## WORK TO COMPLETE
Retype all material exactly. Pictures stay out of the copy.
━━ DATA EXCERPT
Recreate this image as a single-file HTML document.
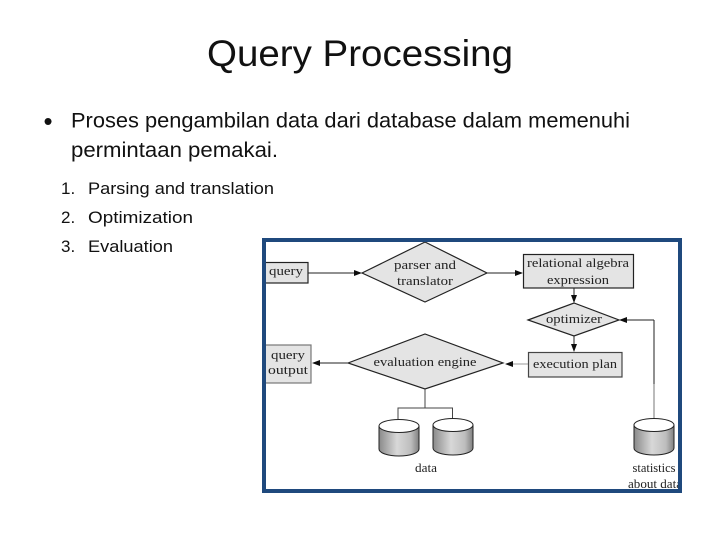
<!DOCTYPE html>
<html>
<head>
<meta charset="utf-8">
<style>
html,body{margin:0;padding:0;background:#fff;width:720px;height:540px;overflow:hidden}
svg{display:block}
.s{font-family:"Liberation Sans",sans-serif;fill:#111}
.d{font-family:"Liberation Serif",serif;fill:#222;font-size:13px;text-anchor:middle}
</style>
</head>
<body>
<svg width="720" height="540" viewBox="0 0 720 540" xmlns="http://www.w3.org/2000/svg">
<defs>
<linearGradient id="c" x1="0" x2="1" y1="0" y2="0">
<stop offset="0" stop-color="#8a8a8a"/>
<stop offset=".45" stop-color="#d8d8d8"/>
<stop offset=".8" stop-color="#bdbdbd"/>
<stop offset="1" stop-color="#808080"/>
</linearGradient>
<clipPath id="f"><rect x="266" y="242" width="412" height="247"/></clipPath>
<filter id="b" x="0" y="0" width="100%" height="100%"><feGaussianBlur stdDeviation="0.35"/></filter>
<g id="cyl">
<path d="M0 7V30C0 34 9 37 20 37S40 34 40 30V7Z" fill="url(#c)" stroke="#222" stroke-width="1"/>
<ellipse cx="20" cy="7" rx="20" ry="6.5" fill="#fff" stroke="#222" stroke-width="1"/>
</g>
</defs>

<text class="s" x="207" y="66" font-size="37" textLength="306" lengthAdjust="spacingAndGlyphs">Query Processing</text>
<text class="s" x="43.500" y="130" font-size="26">•</text>
<text class="s" x="71" y="127.500" font-size="21" textLength="559" lengthAdjust="spacingAndGlyphs">Proses pengambilan data dari database dalam memenuhi</text>
<text class="s" x="71" y="157" font-size="21" textLength="177" lengthAdjust="spacing" style="display:none"></text>
<text class="s" x="71" y="157" font-size="21" textLength="207" lengthAdjust="spacingAndGlyphs">permintaan pemakai.</text>
<g font-size="17">
<text class="s" x="61" y="194">1.</text>
<text class="s" x="88" y="194" textLength="186" lengthAdjust="spacingAndGlyphs">Parsing and translation</text>
<text class="s" x="61" y="223">2.</text>
<text class="s" x="88" y="223" textLength="105" lengthAdjust="spacingAndGlyphs">Optimization</text>
<text class="s" x="61" y="252">3.</text>
<text class="s" x="88" y="252" textLength="85" lengthAdjust="spacingAndGlyphs">Evaluation</text>
</g>

<rect x="264" y="240" width="416" height="251" fill="#fff"/>
<g clip-path="url(#f)">
<g filter="url(#b)">
<g fill="#e4e4e4" stroke="#222" stroke-width="1.2">
<rect x="262" y="262.500" width="46" height="20.500"/>
<rect x="262" y="345" width="49" height="38" stroke="#777"/>
<rect x="523.500" y="254.500" width="110" height="33.500"/>
<rect x="528.500" y="352.500" width="93.500" height="24.500" stroke="#444"/>
<polygon points="362,273 425,242 487,273 425,302"/>
<polygon points="348,363 425,334 503,363 425,389"/>
<polygon points="528,320 574,303 619,320 574,336"/>
</g>

<g fill="none" stroke="#222" stroke-width="1">
<path d="M308 273H356"/>
<path d="M487 273H517"/>
<path d="M574 288V297"/>
<path d="M574 336V346"/>
<path d="M654 320H625"/>
<path d="M654 320V384" />
<path d="M348 363H318"/>
</g>
<path d="M528 364H511" stroke="#999" fill="none"/>
<path d="M654 384V420" stroke="#777" fill="none"/>
<path d="M425 389V408M398 419V408H452.500V419" stroke="#444" fill="none" stroke-width="1"/>

<g fill="#111">
<polygon points="362,273 354,270 354,276"/>
<polygon points="523,273 515,270 515,276"/>
<polygon points="574,303 571,295 577,295"/>
<polygon points="574,352 571,344 577,344"/>
<polygon points="619,320 627,317 627,323"/>
<polygon points="505,364 513,361 513,367"/>
<polygon points="312,363 320,360 320,366"/>
</g>

<use href="#cyl" x="379" y="419"/>
<use href="#cyl" x="433" y="418"/>
<use href="#cyl" x="634" y="418"/>

<text class="d" x="286" y="275" textLength="34" lengthAdjust="spacingAndGlyphs">query</text>
<text class="d" x="288" y="359" textLength="34" lengthAdjust="spacingAndGlyphs">query</text>
<text class="d" x="288" y="374" textLength="40" lengthAdjust="spacingAndGlyphs">output</text>
<text class="d" x="425" y="269" textLength="62" lengthAdjust="spacingAndGlyphs">parser and</text>
<text class="d" x="425" y="285" textLength="56" lengthAdjust="spacingAndGlyphs">translator</text>
<text class="d" x="578" y="267" textLength="102" lengthAdjust="spacingAndGlyphs">relational algebra</text>
<text class="d" x="578" y="284" textLength="62" lengthAdjust="spacingAndGlyphs">expression</text>
<text class="d" x="574" y="323" textLength="56" lengthAdjust="spacingAndGlyphs">optimizer</text>
<text class="d" x="575" y="368" textLength="84" lengthAdjust="spacingAndGlyphs">execution plan</text>
<text class="d" x="425" y="366" textLength="103" lengthAdjust="spacingAndGlyphs">evaluation engine</text>
<text class="d" x="426" y="472" textLength="22" lengthAdjust="spacingAndGlyphs">data</text>
<text class="d" x="654" y="472" textLength="43" lengthAdjust="spacingAndGlyphs">statistics</text>
<text class="d" x="655" y="488" textLength="54" lengthAdjust="spacingAndGlyphs">about data</text>
</g>
</g>
<rect x="264" y="240" width="416" height="251" fill="none" stroke="#1f497d" stroke-width="4"/>
</svg>
</body>
</html>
━━━━
## SOLUTION FOR THIS PROBLEM
Recreate this image as a single-file HTML document.
<!DOCTYPE html>
<html>
<head>
<meta charset="utf-8">
<style>
html,body{margin:0;padding:0;background:#fff;width:720px;height:540px;overflow:hidden}
svg{display:block}
.s{font-family:"Liberation Sans",sans-serif;fill:#111}
.d{font-family:"Liberation Serif",serif;fill:#222;font-size:13px;text-anchor:middle}
</style>
</head>
<body>
<svg width="720" height="540" viewBox="0 0 720 540" xmlns="http://www.w3.org/2000/svg">
<defs>
<linearGradient id="c" x1="0" x2="1" y1="0" y2="0">
<stop offset="0" stop-color="#8a8a8a"/>
<stop offset=".45" stop-color="#d8d8d8"/>
<stop offset=".8" stop-color="#bdbdbd"/>
<stop offset="1" stop-color="#808080"/>
</linearGradient>
<clipPath id="f"><rect x="266" y="242" width="412" height="247"/></clipPath>
<filter id="b" x="0" y="0" width="100%" height="100%"><feGaussianBlur stdDeviation="0.35"/></filter>
<g id="cyl">
<path d="M0 7V30C0 34 9 37 20 37S40 34 40 30V7Z" fill="url(#c)" stroke="#222" stroke-width="1"/>
<ellipse cx="20" cy="7" rx="20" ry="6.5" fill="#fff" stroke="#222" stroke-width="1"/>
</g>
</defs>

<text class="s" x="207" y="66" font-size="37" textLength="306" lengthAdjust="spacingAndGlyphs">Query Processing</text>
<text class="s" x="43.500" y="130" font-size="26">•</text>
<text class="s" x="71" y="127.500" font-size="21" textLength="559" lengthAdjust="spacingAndGlyphs">Proses pengambilan data dari database dalam memenuhi</text>
<text class="s" x="71" y="157" font-size="21" textLength="177" lengthAdjust="spacing" style="display:none"></text>
<text class="s" x="71" y="157" font-size="21" textLength="207" lengthAdjust="spacingAndGlyphs">permintaan pemakai.</text>
<g font-size="17">
<text class="s" x="61" y="194">1.</text>
<text class="s" x="88" y="194" textLength="186" lengthAdjust="spacingAndGlyphs">Parsing and translation</text>
<text class="s" x="61" y="223">2.</text>
<text class="s" x="88" y="223" textLength="105" lengthAdjust="spacingAndGlyphs">Optimization</text>
<text class="s" x="61" y="252">3.</text>
<text class="s" x="88" y="252" textLength="85" lengthAdjust="spacingAndGlyphs">Evaluation</text>
</g>

<rect x="264" y="240" width="416" height="251" fill="#fff"/>
<g clip-path="url(#f)">
<g filter="url(#b)">
<g fill="#e4e4e4" stroke="#222" stroke-width="1.2">
<rect x="262" y="262.500" width="46" height="20.500"/>
<rect x="262" y="345" width="49" height="38" stroke="#777"/>
<rect x="523.500" y="254.500" width="110" height="33.500"/>
<rect x="528.500" y="352.500" width="93.500" height="24.500" stroke="#444"/>
<polygon points="362,273 425,242 487,273 425,302"/>
<polygon points="348,363 425,334 503,363 425,389"/>
<polygon points="528,320 574,303 619,320 574,336"/>
</g>

<g fill="none" stroke="#222" stroke-width="1">
<path d="M308 273H356"/>
<path d="M487 273H517"/>
<path d="M574 288V297"/>
<path d="M574 336V346"/>
<path d="M654 320H625"/>
<path d="M654 320V384" />
<path d="M348 363H318"/>
</g>
<path d="M528 364H511" stroke="#999" fill="none"/>
<path d="M654 384V420" stroke="#777" fill="none"/>
<path d="M425 389V408M398 419V408H452.500V419" stroke="#444" fill="none" stroke-width="1"/>

<g fill="#111">
<polygon points="362,273 354,270 354,276"/>
<polygon points="523,273 515,270 515,276"/>
<polygon points="574,303 571,295 577,295"/>
<polygon points="574,352 571,344 577,344"/>
<polygon points="619,320 627,317 627,323"/>
<polygon points="505,364 513,361 513,367"/>
<polygon points="312,363 320,360 320,366"/>
</g>

<use href="#cyl" x="379" y="419"/>
<use href="#cyl" x="433" y="418"/>
<use href="#cyl" x="634" y="418"/>

<text class="d" x="286" y="275" textLength="34" lengthAdjust="spacingAndGlyphs">query</text>
<text class="d" x="288" y="359" textLength="34" lengthAdjust="spacingAndGlyphs">query</text>
<text class="d" x="288" y="374" textLength="40" lengthAdjust="spacingAndGlyphs">output</text>
<text class="d" x="425" y="269" textLength="62" lengthAdjust="spacingAndGlyphs">parser and</text>
<text class="d" x="425" y="285" textLength="56" lengthAdjust="spacingAndGlyphs">translator</text>
<text class="d" x="578" y="267" textLength="102" lengthAdjust="spacingAndGlyphs">relational algebra</text>
<text class="d" x="578" y="284" textLength="62" lengthAdjust="spacingAndGlyphs">expression</text>
<text class="d" x="574" y="323" textLength="56" lengthAdjust="spacingAndGlyphs">optimizer</text>
<text class="d" x="575" y="368" textLength="84" lengthAdjust="spacingAndGlyphs">execution plan</text>
<text class="d" x="425" y="366" textLength="103" lengthAdjust="spacingAndGlyphs">evaluation engine</text>
<text class="d" x="426" y="472" textLength="22" lengthAdjust="spacingAndGlyphs">data</text>
<text class="d" x="654" y="472" textLength="43" lengthAdjust="spacingAndGlyphs">statistics</text>
<text class="d" x="655" y="488" textLength="54" lengthAdjust="spacingAndGlyphs">about data</text>
</g>
</g>
<rect x="264" y="240" width="416" height="251" fill="none" stroke="#1f497d" stroke-width="4"/>
</svg>
</body>
</html>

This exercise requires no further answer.